As she explores fully in her collection of 12 pieces, Pilat was drawing a parallel between creators of humanity, art and technology — as well as the hyper-focused locales of Florence, Italy, and Sand Hill Road. “As much as we live in a very global world right now, most innovation started in Silicon Valley, and it’s still the hub of innovation, even though it’s changing,” Pilat says. “In Italy it was all about very localized artists. Like street art, almost. You can’t plan what you’re going to see, but you stumble onto amazing stuff, and this is when the magic happens.”
Part of that magic happened when Pilat put the Spot Arm to creative use. Via the same control console she had been using to make the robot move and walk, she directed it — not unlike an apprentice — to paint.
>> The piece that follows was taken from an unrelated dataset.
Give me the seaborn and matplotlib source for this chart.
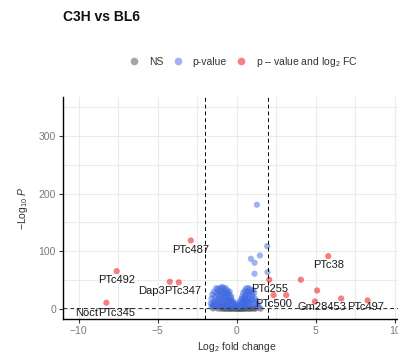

In “B70 Self Portrait 01” and other pieces, the subject turned into the medium, she explains, producing a mix of markings she compares to the imperfect innocence of a child’s finger painting — an endearing contrast to a machine’s expected uniformity.
“I thought, OK, I have to honor it somehow in the work. It became very important because machines move. That’s what they do.” — Agnieszka Pilat
“I would play with the robot and see it move around in such a charming way,” says Pilat, who wanted to push the work even further. “I thought, OK, I have to honor it somehow in the work. It became very important because machines move. That’s what they do.”
Enter: augmented reality. With a smartphone or tablet, a viewer can open a QR code that corresponds with each painting, and an app loads an animated layer of content — to striking effect. In the case of three 78-by-78-inch canvases, “Vitruvian Man in Turquoise,” “Vitruvian Man in Pink” and “Vitruvian Man in Cool Blue” — inspired by Atlas, a bipedal humanoid robot at Boston Dynamics — each figure in oil on Belgian linen can appear to march free of the confines of da Vinci’s circle, mechanical sound effects completing the immersive experience. The bright, youthful colors are also an intentional departure from her characteristically darker palette.
“What impressed me was the growth of her work from the first time I went to her studio, where it felt like I could have been at that Academy of Fine Arts in Warsaw,” Muller says on the eve of Renaissance 2.0’s closing at the end of October. “The work was perfectly accomplished but conceptually had somewhat of an academic sensibility, a certain rigidity that now is completely gone. The development in a matter of three, four years is remarkable, and the new work is not only very interesting and thought-provoking but also inviting some further exciting artistic investigations.”
Technology will continue to factor into the pursuit and value of those investigations. On October 8, a Sotheby’s auction for “B70 Self Portrait 02” closed at $31,500 to benefit Burning Man Project, after opening with a minimum bid of $7,000. And Renaissance 2.0 is nearly sold out.
Pilat will add a few more pieces to the series but is now focused on showcasing the innovation in Basia’s remaining body of work. “In the spring, I would like to have a show with the works of Basia with NFTs attached to it,” she says of digital ownership certificates. “I’m still figuring out the best way to present it, but that’s the next step.”